For upper-level students, sentence variation pairs well with essay writing, DBQ (Document-Based Question) responses, and research papers. It's especially useful when students are writing analytical paragraphs about historical events and need their prose to support a strong argument.

If you teach advanced students, you might explore advanced sentence variation for historical contexts that push beyond the basics into more sophisticated stylistic choices.

What Are Common Mistakes Teachers Make?

A few pitfalls come up again and again when educators try this approach:

  • Starting with too many rules at once. If you teach five sentence variation techniques in one lesson, students will apply none of them well. Pick one technique per lesson and let students practice it thoroughly before moving on.
  • Focusing on grammar labels instead of writing quality. Students don't need to name every sentence type correctly. They need to feel the difference between flat writing and varied writing. The goal is better writing, not grammar trivia.
  • Using historical content that students don't understand. If students are confused by the history, they can't focus on the writing skill. Use events they already know, or teach the history first, then use it for writing practice.
  • Not giving models. Students need to see good sentence variation before they can produce it. Always provide strong examples before asking students to try it themselves.
  • Skipping the revision step. Asking students to write varied sentences from scratch is harder than asking them to revise flat writing into better writing. Revision is where the real learning happens.

How Do You Assess Sentence Variation in Historical Writing?

Keep your assessment focused on what matters. Rather than counting how many sentence types a student used, read for flow and engagement. Does the writing hold your attention? Does the sentence structure support the ideas? Are the varied sentences serving a purpose, or just following a formula?

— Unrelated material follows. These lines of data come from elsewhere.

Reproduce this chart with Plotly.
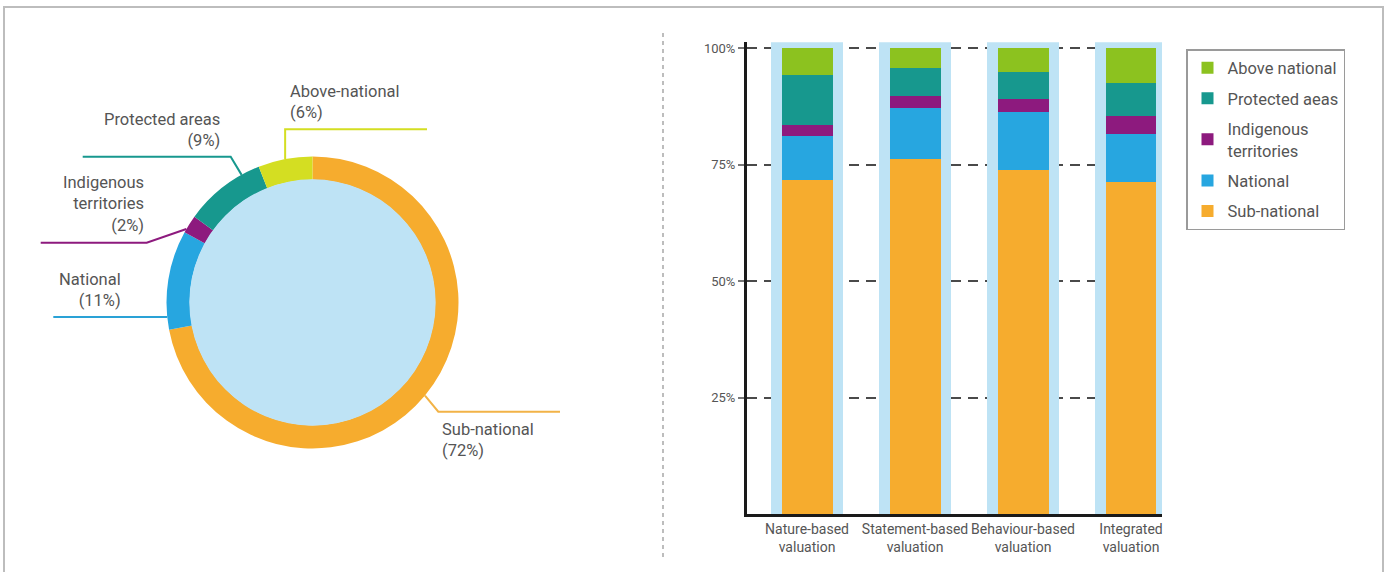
import math
import numpy as np
import plotly.graph_objects as go

W, H = 1391, 572

# ---------------- data ----------------
donut_labels = ["Sub-national", "National", "Indigenous territories", "Protected areas", "Above-national"]
donut_values = [72, 11, 2, 9, 6]

bar_categories = ["Nature-based<br>valuation", "Statement-based<br>valuation",
                  "Behaviour-based<br>valuation", "Integrated<br>valuation"]
sub_national = [71.6, 76.2, 73.8, 71.2]
national = [9.6, 11.0, 12.5, 10.4]
indigenous = [2.3, 2.6, 2.7, 3.9]
protected = [10.7, 6.0, 5.9, 7.1]
above_national = [5.8, 4.2, 5.1, 7.4]
y_ticks = [25, 50, 75, 100]
y_ticktext = ["25%", "50%", "75%", "100%"]

# ---------------- style ----------------
ORANGE = "#F6AC2E"
BLUE = "#27A6E0"
PURPLE = "#8D1A7E"
TEAL = "#17988E"
GREEN = "#8CC21F"
YELLOW = "#D4DE22"
LIGHT = "#BEE3F5"
TEXT = "#555555"
FONT = "Roboto"


def px(x):
    return x / W


def py(y):
    return 1 - y / H


fig = go.Figure()

# ---------------- donut ----------------
CX, CY, R = 312.5, 302.5, 146.0
HOLE = 0.84
fig.add_trace(go.Pie(
    labels=donut_labels, values=donut_values, sort=False, direction="clockwise",
    rotation=0, hole=HOLE, textinfo="none", showlegend=False,
    marker=dict(colors=[ORANGE, BLUE, PURPLE, TEAL, YELLOW], line=dict(width=0)),
    domain=dict(x=[px(CX - R), px(CX + R)], y=[py(CY + R), py(CY - R)]),
))
r_in = R * HOLE + 0.5
fig.add_trace(go.Pie(
    labels=["centre"], values=[1], textinfo="none", showlegend=False, hoverinfo="skip",
    marker=dict(colors=[LIGHT], line=dict(width=0)),
    domain=dict(x=[px(CX - r_in), px(CX + r_in)], y=[py(CY + r_in), py(CY - r_in)]),
))

# label layout: (anchor fraction within slice, leader waypoints, text x, text y centre, align, colour)
label_layout = {
    "Above-national": (0.5, [("a", 129.3), (427, 129.3)], 288, 102.3, "left", YELLOW),
    "Protected areas": (0.77, [(230.7, 156.7), (82.7, 156.7)], 222, 130.2, "right", TEAL),
    "Indigenous territories": (0.2, [(146.7, 242.7), (40.7, 242.7)], 146, 204.3, "right", PURPLE),
    "National": (0.13, [(53.3, "a")], 123, 290.3, "right", "#2AA2D6"),
    "Sub-national": (0.5, [(438.3, 411.7), (560, 411.7)], 440, 440.0, "left", "#F2B347"),
}
label_text = {
    "Above-national": "Above-national<br>(6%)",
    "Protected areas": "Protected areas<br>(9%)",
    "Indigenous territories": "Indigenous<br>territories<br>(2%)",
    "National": "National<br>(11%)",
    "Sub-national": "Sub-national<br>(72%)",
}

total = sum(donut_values)
starts = np.concatenate([[0], np.cumsum(donut_values)[:-1]]) / total * 360
spans = np.array(donut_values) / total * 360
shapes = []
annotations = []
for lab, s0, sp in zip(donut_labels, starts, spans):
    frac, pts, tx, ty, align, col = label_layout[lab]
    ang = math.radians(s0 + frac * sp)
    ax, ay = CX + R * math.sin(ang), CY - R * math.cos(ang)
    path = [(ax, ay)]
    for x, y in pts:
        path.append((ax if x == "a" else x, ay if y == "a" else y))
    d = "M " + " L ".join(f"{px(x):.5f},{py(y):.5f}" for x, y in path)
    shapes.append(dict(type="path", path=d, xref="paper", yref="paper",
                       line=dict(color=col, width=2)))
    annotations.append(dict(
        text=label_text[lab], x=px(tx), y=py(ty), xref="paper", yref="paper",
        xanchor="left" if align == "left" else "right", yanchor="middle",
        align=align, showarrow=False, font=dict(family=FONT, size=16.5, color=TEXT),
    ))

# ---------------- stacked bars ----------------
series = [
    ("Sub-national", sub_national, ORANGE),
    ("National", national, BLUE),
    ("Indigenous<br>territories", indigenous, PURPLE),
    ("Protected aeas", protected, TEAL),
    ("Above national", above_national, GREEN),
]
totals = np.sum([s[1] for s in series], axis=0)
BG_PAD = 1.2
fig.add_trace(go.Bar(
    x=bar_categories, y=totals + BG_PAD, width=0.672, marker=dict(color=LIGHT, line=dict(width=0)),
    showlegend=False, hoverinfo="skip",
))
base = np.zeros(len(bar_categories))
for rank, (name, vals, col) in enumerate(series):
    # top segment of the stack is listed first in the legend
    fig.add_trace(go.Bar(
        x=bar_categories, y=vals, base=base.copy(), width=0.472, name=name,
        legendgroup=name, legendrank=1000 - rank,
        marker=dict(color=col, line=dict(width=0)),
    ))
    base = base + np.array(vals)

# separator and outer frame
shapes.append(dict(type="line", xref="paper", yref="paper", x0=px(663), x1=px(663),
                   y0=py(33), y1=py(558), line=dict(color="#A8A8A8", width=1.5, dash="4px,4px")))
shapes.append(dict(type="rect", xref="paper", yref="paper", x0=px(4), x1=px(1383),
                   y0=-0.2, y1=py(7), line=dict(color="#BDBDBD", width=2)))

fig.update_layout(
    width=W, height=H, margin=dict(l=0, r=0, t=0, b=0),
    paper_bgcolor="white", plot_bgcolor="white",
    barmode="overlay", bargap=0,
    font=dict(family=FONT, color=TEXT),
    shapes=shapes, annotations=annotations,
    legend=dict(x=px(1186), y=py(49), xanchor="left", yanchor="top",
                traceorder="grouped", tracegroupgap=6,
                bgcolor="white", bordercolor="#9A9A9A", borderwidth=1.5,
                font=dict(family=FONT, size=16.5, color=TEXT)),
    xaxis=dict(domain=[px(747), px(1162)], range=[-0.556, 3.287], type="category",
               showline=True, linecolor="#1A1A1A", linewidth=3, ticks="",
               tickfont=dict(family=FONT, size=14, color=TEXT), showgrid=False),
    yaxis=dict(domain=[py(514), py(42.3)], range=[0, 101.3], tickvals=y_ticks,
               ticktext=y_ticktext, showline=True, linecolor="#1A1A1A", linewidth=3,
               ticks="outside", ticklen=6, tickcolor="#777", tickwidth=1.5,
               tickfont=dict(family=FONT, size=13, color=TEXT),
               showgrid=True, gridcolor="#4A4A4A", gridwidth=1.5, griddash="10px,7px",
               zeroline=False),
)

fig.write_html("out.html")
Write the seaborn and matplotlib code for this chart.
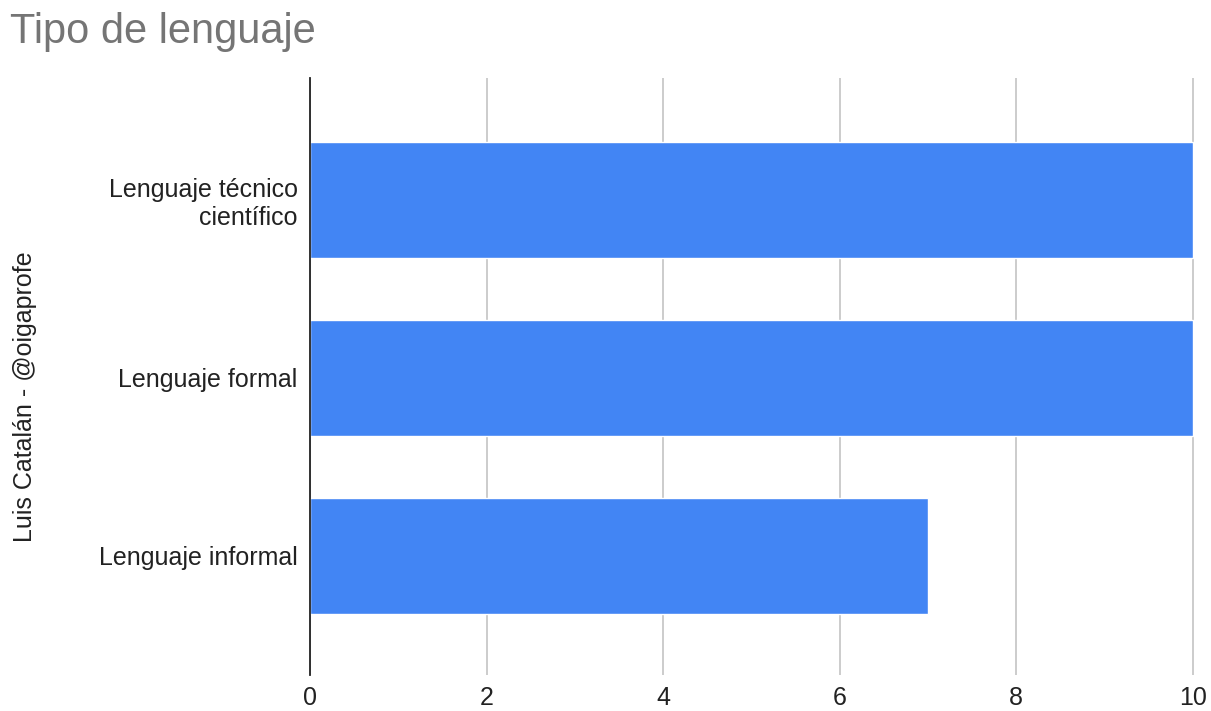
import matplotlib
matplotlib.use('Agg')
import matplotlib.pyplot as plt
import seaborn as sns
import pandas as pd

categories = ['Lenguaje técnico\ncientífico', 'Lenguaje formal', 'Lenguaje informal']
values = [10, 10, 7]
x_ticks = [0, 2, 4, 6, 8, 10]

df = pd.DataFrame({'tipo': categories, 'valor': values})

sns.set_style('white')
plt.rcParams['font.family'] = ['Liberation Sans', 'DejaVu Sans']

fig = plt.figure(figsize=(12.11, 7.11), dpi=100)
ax = fig.add_axes([0.256, 0.0506, 0.732, 0.8397])

sns.barplot(data=df, x='valor', y='tipo', orient='h', color='#4285F4',
            saturation=1, width=0.65, ax=ax, zorder=3)

ax.set_xlim(0, 10.04)
ax.set_ylim(2.669, -0.685)
ax.set_xticks(x_ticks)
ax.set_xticklabels([str(t) for t in x_ticks])
ax.grid(axis='x', color='#cccccc', linewidth=1.4, zorder=0)
ax.grid(axis='y', visible=False)
ax.set_axisbelow(True)

for s in ['top', 'right', 'bottom']:
    ax.spines[s].set_visible(False)
ax.spines['left'].set_color('#222222')
ax.spines['left'].set_linewidth(1.3)
ax.spines['left'].set_zorder(4)

ax.tick_params(axis='both', length=0, labelsize=18, colors='#222222')
ax.tick_params(axis='y', pad=9)
ax.tick_params(axis='x', pad=8)

ax.set_xlabel('')
ax.set_ylabel('Luis Catalán - @oigaprofe', fontsize=18, color='#222222')
ax.yaxis.set_label_coords(-0.308, 0.467)

fig.text(0.008, 0.955, 'Tipo de lenguaje', fontsize=30, color='#757575',
         ha='left', va='center')

fig.savefig('out.png', dpi=100)
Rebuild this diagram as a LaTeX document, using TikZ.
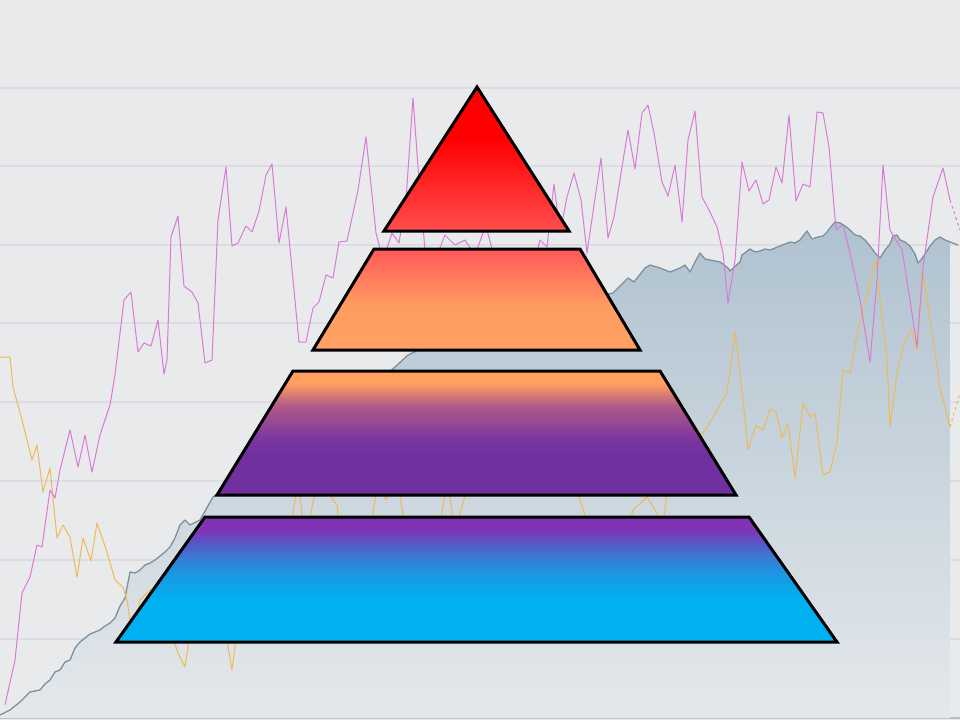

A simple rubric might ask:

  • Does the student use sentences of different lengths?
  • Do sentence openings vary throughout the paragraph or essay?
  • Does the sentence structure help communicate the historical argument, not just decorate it?
  • Are short sentences used for emphasis where they belong?

You can find more structured practice through sentence variation exercises designed around historical events that include built-in assessment tools.

What Does Good Student Writing Look Like After This Instruction?

Here's a "before" example a student might write about the Boston Tea Party:

"The colonists were angry about the Tea Act. They dressed as Native Americans. They went to the harbor. They threw tea into the water. The British government was angry."

And here's an "after" example from the same student, using sentence variation techniques:

"The Tea Act of 1773 pushed colonial anger to a breaking point. On the night of December 16, a group of colonists faces painted, disguises in place boarded three British ships in Boston Harbor. They moved fast. In just three hours, 342 chests of tea splashed into the dark water below. Britain's response would reshape the conflict between the colonies and the crown."

Same facts. Same student. Radically different writing. That's what teaching sentence variation with historical events can do.

Practical Next Steps for Your Classroom

Start with these steps this week:

  1. Pick one historical event your students already know well.
  2. Write a flat, monotone paragraph about that event on purpose.
  3. Give it to students and ask them to find the problem. Let them name it in their own words.
  4. Teach one sentence variation technique mixing short and long sentences is the easiest starting point.
  5. Have students revise the flat paragraph using that technique.
  6. Share and compare results as a class so students can see how different approaches change the same content.
  7. Repeat with a new technique next week, building slowly toward more confident, varied writing.

Quick tip: Keep a running "sentence wall" in your classroom where students post their best revised sentences from historical writing exercises. Over time, this becomes a resource the whole class can reference and a visible reminder that good writing is built one sentence at a time.